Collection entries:
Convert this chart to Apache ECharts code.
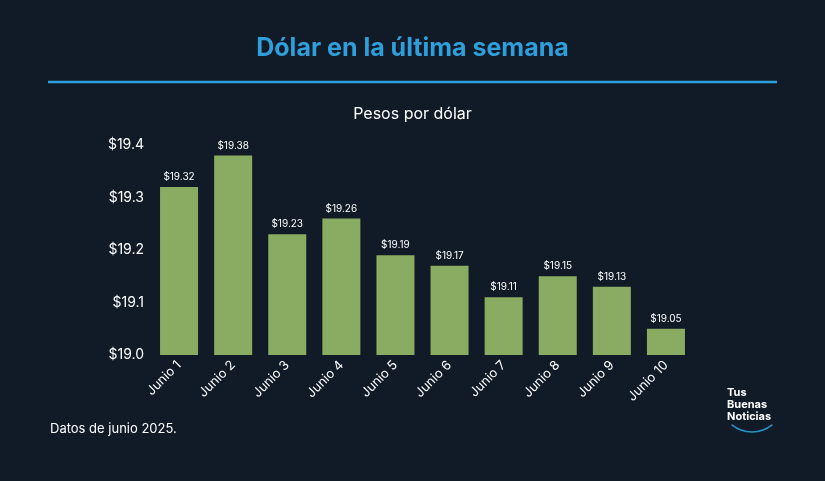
<!DOCTYPE html>
<html><head><meta charset="utf-8">
<script src="https://cdn.jsdelivr.net/npm/echarts@6/dist/echarts.min.js"></script>
<style>html,body{margin:0;background:#111b27}#c{width:825px;height:481px}</style>
</head><body><div id="c"></div>
<script>
const categories = ['Junio 1','Junio 2','Junio 3','Junio 4','Junio 5','Junio 6','Junio 7','Junio 8','Junio 9','Junio 10'];
const values = [19.32, 19.38, 19.23, 19.26, 19.19, 19.17, 19.11, 19.15, 19.13, 19.05];
const yTicks = [19.0, 19.1, 19.2, 19.3, 19.4];

const chart = echarts.init(document.getElementById('c'));
chart.setOption({
    backgroundColor: '#111b27',
    title: [
        {text: 'Dólar en la última semana', left: 'center', top: 31,
         textStyle: {color: '#2f9fdc', fontSize: 25, fontWeight: 'bold', fontFamily: 'Inter'}},
        {text: 'Pesos por dólar', left: 'center', top: 101,
         textStyle: {color: '#ffffff', fontSize: 16, fontWeight: 'normal', fontFamily: 'Inter'}},
        {text: 'Datos de junio 2025.', left: 45, top: 418,
         textStyle: {color: '#ffffff', fontSize: 13, fontWeight: 'normal', fontFamily: 'Inter'}},
        {text: 'Tus\nBuenas\nNoticias', left: 722, top: 382,
         textStyle: {color: '#ffffff', fontSize: 11, lineHeight: 12, fontWeight: 'bold', fontFamily: 'Inter'}}
    ],
    graphic: [
        {type: 'line', shape: {x1: 48, y1: 82, x2: 777, y2: 82}, style: {stroke: '#2f9fdc', lineWidth: 2.5}},
        {type: 'arc', shape: {cx: 752, cy: 400, r: 32, startAngle: Math.PI * 0.28, endAngle: Math.PI * 0.72},
         style: {stroke: '#2a8fc8', lineWidth: 1.5, fill: null}}
    ],
    grid: {left: 152, right: 132, top: 145, bottom: 126},
    xAxis: {
        type: 'category', data: categories,
        axisLine: {show: false}, axisTick: {show: false},
        axisLabel: {color: '#ffffff', rotate: 45, fontSize: 13, margin: 8, fontFamily: 'Inter'}
    },
    yAxis: {
        type: 'value', min: 19.0, max: 19.4, interval: 0.1,
        splitLine: {show: false}, axisLine: {show: false}, axisTick: {show: false},
        axisLabel: {color: '#ffffff', fontSize: 14, fontFamily: 'Inter',
            formatter: v => yTicks.some(t => Math.abs(t - v) < 1e-6) ? '$' + v.toFixed(1) : ''}
    },
    series: [{
        type: 'bar', data: values, barWidth: 38,
        itemStyle: {color: '#8aab62'},
        label: {show: true, position: 'top', color: '#ffffff', fontSize: 10, fontFamily: 'Inter',
            formatter: p => '$' + p.value.toFixed(2)}
    }]
});
</script></body></html>
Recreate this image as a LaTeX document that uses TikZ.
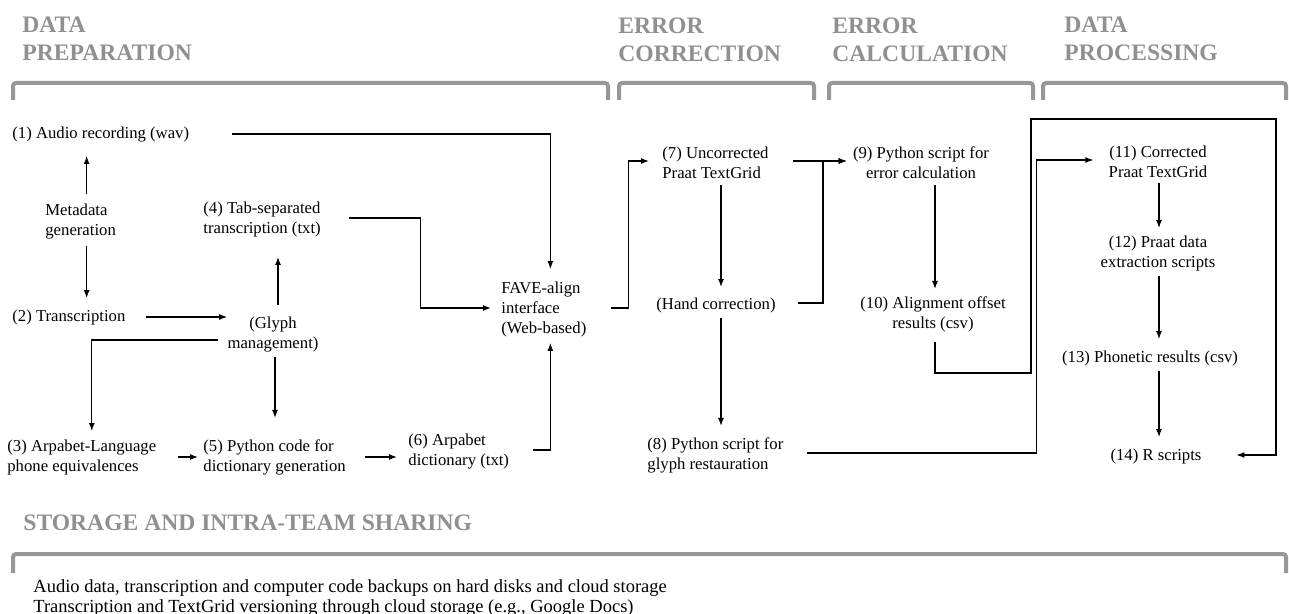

▶ _OBJECTIVE_:
Which lines include "this"? Copy each of them out.

▶ _COMPLETED TASK_:
Convert this chart to Apache ECharts code.
Recreate this image as a LaTeX document that uses TikZ.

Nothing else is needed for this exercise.